◆ **Task to complete**
Beginning with the line that contains "Rebuild this chart" and ending with the line that contains "from matplotlib.patches import Patch", reproduce each line exactly; include both and add nothing.

Records from a dataset:

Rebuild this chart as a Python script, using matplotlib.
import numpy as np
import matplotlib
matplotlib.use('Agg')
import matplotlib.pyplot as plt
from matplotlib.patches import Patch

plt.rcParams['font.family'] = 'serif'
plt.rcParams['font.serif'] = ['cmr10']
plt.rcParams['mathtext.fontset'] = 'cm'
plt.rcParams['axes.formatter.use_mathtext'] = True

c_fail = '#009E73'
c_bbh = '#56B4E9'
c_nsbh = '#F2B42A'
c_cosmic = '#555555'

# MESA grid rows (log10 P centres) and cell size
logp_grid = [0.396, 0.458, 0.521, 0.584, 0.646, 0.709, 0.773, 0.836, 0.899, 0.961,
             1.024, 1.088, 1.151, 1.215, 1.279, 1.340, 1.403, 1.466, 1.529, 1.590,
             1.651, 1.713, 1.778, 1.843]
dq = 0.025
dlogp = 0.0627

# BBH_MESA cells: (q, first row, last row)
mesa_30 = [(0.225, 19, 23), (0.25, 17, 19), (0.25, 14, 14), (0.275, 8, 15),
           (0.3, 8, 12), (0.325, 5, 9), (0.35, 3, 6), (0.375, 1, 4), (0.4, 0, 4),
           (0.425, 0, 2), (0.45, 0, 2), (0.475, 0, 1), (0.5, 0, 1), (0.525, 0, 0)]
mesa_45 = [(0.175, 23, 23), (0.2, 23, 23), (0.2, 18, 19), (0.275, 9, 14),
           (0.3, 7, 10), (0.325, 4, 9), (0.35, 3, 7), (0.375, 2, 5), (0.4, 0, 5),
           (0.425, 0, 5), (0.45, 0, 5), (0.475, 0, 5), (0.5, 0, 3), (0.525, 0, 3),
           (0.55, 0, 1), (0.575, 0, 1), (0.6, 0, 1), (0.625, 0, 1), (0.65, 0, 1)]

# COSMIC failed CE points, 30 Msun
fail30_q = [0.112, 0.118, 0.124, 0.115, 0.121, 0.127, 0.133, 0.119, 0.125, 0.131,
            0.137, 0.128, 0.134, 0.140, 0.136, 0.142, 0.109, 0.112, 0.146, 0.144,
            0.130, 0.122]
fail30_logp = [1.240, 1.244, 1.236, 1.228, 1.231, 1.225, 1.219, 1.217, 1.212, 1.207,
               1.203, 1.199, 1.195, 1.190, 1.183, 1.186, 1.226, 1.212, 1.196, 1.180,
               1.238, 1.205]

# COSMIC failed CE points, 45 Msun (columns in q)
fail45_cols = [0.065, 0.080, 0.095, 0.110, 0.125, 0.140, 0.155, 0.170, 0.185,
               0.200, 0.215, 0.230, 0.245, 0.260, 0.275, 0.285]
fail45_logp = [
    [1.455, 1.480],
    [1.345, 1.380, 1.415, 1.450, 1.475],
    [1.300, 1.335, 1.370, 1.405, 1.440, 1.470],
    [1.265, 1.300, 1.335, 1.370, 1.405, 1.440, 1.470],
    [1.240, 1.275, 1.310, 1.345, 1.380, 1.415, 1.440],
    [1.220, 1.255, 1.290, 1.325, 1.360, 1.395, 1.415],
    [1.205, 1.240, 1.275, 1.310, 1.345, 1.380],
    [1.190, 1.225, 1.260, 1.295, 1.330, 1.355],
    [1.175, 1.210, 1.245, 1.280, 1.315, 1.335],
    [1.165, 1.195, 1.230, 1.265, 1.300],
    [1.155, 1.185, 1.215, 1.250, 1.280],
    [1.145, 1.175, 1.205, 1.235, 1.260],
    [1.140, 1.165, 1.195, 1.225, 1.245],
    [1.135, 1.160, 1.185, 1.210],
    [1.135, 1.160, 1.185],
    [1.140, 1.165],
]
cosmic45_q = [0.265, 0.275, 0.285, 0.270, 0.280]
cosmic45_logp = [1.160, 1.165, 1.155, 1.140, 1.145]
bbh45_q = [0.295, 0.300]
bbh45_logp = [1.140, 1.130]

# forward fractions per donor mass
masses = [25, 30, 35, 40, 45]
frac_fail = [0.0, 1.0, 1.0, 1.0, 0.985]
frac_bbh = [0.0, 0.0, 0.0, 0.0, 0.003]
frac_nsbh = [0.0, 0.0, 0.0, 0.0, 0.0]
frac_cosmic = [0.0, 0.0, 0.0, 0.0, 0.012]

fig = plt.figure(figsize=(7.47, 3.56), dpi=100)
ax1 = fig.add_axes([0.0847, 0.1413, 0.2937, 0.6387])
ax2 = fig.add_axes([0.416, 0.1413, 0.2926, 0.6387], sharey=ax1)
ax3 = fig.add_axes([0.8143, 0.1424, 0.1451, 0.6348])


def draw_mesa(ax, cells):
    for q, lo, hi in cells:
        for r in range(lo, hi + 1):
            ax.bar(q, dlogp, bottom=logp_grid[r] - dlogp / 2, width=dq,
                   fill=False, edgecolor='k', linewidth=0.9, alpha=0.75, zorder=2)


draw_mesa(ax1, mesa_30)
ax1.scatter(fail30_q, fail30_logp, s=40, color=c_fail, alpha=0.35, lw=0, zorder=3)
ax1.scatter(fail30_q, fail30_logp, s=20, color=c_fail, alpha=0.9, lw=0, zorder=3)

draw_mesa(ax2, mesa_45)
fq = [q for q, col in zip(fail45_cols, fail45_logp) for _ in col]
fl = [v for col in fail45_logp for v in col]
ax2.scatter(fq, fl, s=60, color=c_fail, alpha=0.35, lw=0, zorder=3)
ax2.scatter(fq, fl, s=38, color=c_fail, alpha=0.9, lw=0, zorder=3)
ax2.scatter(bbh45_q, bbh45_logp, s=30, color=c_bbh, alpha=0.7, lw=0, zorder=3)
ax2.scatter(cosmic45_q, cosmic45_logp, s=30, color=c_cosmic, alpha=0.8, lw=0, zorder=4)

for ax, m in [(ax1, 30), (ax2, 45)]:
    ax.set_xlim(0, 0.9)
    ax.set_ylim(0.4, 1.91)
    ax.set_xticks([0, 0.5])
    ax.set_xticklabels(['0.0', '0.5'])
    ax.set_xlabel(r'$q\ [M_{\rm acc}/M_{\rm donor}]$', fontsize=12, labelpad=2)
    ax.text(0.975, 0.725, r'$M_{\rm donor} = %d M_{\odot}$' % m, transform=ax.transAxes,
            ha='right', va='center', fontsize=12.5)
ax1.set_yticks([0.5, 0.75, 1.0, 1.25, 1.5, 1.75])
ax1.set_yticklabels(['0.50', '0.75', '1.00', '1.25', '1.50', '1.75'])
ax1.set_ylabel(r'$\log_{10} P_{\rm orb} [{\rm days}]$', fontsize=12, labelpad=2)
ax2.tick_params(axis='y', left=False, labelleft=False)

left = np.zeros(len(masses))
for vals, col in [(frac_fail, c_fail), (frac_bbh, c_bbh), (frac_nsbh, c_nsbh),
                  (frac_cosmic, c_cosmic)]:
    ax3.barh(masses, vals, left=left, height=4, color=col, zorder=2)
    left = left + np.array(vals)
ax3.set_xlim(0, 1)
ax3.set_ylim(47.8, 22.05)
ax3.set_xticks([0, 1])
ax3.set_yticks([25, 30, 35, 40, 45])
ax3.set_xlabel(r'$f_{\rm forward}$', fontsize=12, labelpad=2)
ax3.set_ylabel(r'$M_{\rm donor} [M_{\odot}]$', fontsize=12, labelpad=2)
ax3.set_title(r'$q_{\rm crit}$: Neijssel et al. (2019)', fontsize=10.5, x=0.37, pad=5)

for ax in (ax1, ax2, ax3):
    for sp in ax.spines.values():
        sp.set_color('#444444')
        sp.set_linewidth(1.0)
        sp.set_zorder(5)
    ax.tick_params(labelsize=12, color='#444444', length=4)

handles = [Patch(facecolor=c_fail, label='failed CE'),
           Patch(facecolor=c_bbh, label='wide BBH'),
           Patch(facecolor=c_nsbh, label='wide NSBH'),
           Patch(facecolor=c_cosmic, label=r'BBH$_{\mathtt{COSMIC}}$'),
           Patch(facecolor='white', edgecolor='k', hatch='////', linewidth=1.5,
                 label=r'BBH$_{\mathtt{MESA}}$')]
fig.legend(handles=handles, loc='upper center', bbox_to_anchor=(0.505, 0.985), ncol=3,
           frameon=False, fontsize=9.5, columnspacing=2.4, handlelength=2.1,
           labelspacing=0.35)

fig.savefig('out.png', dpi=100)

---

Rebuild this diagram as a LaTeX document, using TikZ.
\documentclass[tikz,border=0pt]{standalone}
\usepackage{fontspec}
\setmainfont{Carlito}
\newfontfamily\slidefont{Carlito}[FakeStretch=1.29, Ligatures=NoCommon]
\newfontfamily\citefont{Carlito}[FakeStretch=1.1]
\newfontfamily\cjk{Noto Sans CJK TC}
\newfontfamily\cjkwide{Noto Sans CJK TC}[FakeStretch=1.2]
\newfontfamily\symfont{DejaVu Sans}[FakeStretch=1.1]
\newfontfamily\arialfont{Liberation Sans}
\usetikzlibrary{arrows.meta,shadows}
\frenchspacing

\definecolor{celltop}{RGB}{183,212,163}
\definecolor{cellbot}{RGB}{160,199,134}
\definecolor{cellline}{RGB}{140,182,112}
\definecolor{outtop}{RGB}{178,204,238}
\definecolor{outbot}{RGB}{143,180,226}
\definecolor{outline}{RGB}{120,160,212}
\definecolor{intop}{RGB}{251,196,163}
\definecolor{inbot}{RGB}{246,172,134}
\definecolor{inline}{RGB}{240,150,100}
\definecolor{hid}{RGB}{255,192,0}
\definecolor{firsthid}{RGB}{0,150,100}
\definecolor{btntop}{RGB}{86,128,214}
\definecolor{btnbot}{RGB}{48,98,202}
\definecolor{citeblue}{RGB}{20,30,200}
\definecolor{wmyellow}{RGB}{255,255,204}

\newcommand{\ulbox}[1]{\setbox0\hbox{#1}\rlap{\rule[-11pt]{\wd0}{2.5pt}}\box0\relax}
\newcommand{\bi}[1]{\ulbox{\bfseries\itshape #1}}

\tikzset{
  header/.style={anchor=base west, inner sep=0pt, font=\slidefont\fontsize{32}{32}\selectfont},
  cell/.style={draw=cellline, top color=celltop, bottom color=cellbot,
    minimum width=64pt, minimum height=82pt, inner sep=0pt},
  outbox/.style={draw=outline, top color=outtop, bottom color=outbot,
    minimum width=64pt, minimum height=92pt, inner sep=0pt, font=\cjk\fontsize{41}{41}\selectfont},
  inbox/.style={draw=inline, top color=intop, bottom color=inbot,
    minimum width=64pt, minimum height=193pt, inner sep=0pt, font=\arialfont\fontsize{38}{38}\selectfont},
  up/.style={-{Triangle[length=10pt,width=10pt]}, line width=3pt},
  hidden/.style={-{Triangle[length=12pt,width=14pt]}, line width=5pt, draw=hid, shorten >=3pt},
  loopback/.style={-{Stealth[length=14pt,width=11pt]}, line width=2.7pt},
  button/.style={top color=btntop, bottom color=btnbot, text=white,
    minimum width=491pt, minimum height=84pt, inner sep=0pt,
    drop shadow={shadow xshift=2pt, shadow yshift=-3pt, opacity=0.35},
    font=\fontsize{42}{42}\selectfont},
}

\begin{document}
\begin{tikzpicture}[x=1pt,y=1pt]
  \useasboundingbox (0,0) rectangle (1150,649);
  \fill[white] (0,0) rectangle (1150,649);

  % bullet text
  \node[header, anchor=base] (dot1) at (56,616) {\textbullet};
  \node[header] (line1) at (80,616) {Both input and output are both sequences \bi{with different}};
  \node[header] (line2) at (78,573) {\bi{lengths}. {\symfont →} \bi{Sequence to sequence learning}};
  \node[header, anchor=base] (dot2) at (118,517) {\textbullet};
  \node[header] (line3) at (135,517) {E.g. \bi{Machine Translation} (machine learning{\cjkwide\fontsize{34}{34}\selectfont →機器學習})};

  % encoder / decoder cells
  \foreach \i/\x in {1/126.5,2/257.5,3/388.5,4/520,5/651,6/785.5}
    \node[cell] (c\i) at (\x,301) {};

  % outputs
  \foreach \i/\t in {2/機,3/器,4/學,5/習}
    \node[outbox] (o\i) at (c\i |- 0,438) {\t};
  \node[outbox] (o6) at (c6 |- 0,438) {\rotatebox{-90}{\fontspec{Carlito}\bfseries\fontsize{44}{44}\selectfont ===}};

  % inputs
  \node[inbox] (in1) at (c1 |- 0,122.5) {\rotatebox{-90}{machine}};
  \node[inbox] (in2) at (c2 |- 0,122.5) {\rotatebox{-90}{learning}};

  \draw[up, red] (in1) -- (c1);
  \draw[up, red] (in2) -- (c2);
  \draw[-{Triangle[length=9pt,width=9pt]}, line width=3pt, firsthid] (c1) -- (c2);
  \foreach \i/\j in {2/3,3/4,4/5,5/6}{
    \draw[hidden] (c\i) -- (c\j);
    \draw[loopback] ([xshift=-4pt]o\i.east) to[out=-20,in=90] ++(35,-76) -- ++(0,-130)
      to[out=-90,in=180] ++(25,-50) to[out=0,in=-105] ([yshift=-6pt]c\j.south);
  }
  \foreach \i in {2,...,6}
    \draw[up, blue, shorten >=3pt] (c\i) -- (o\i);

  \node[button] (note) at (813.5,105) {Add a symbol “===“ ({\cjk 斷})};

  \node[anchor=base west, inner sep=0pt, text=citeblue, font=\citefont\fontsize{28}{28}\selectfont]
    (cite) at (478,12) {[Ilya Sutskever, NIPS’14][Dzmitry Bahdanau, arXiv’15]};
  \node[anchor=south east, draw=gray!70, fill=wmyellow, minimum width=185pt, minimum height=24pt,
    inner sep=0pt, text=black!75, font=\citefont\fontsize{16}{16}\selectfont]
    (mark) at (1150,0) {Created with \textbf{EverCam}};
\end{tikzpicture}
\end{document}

◆ **Answer below**
Rebuild this chart as a Python script, using matplotlib.
import numpy as np
import matplotlib
matplotlib.use('Agg')
import matplotlib.pyplot as plt
from matplotlib.patches import Patch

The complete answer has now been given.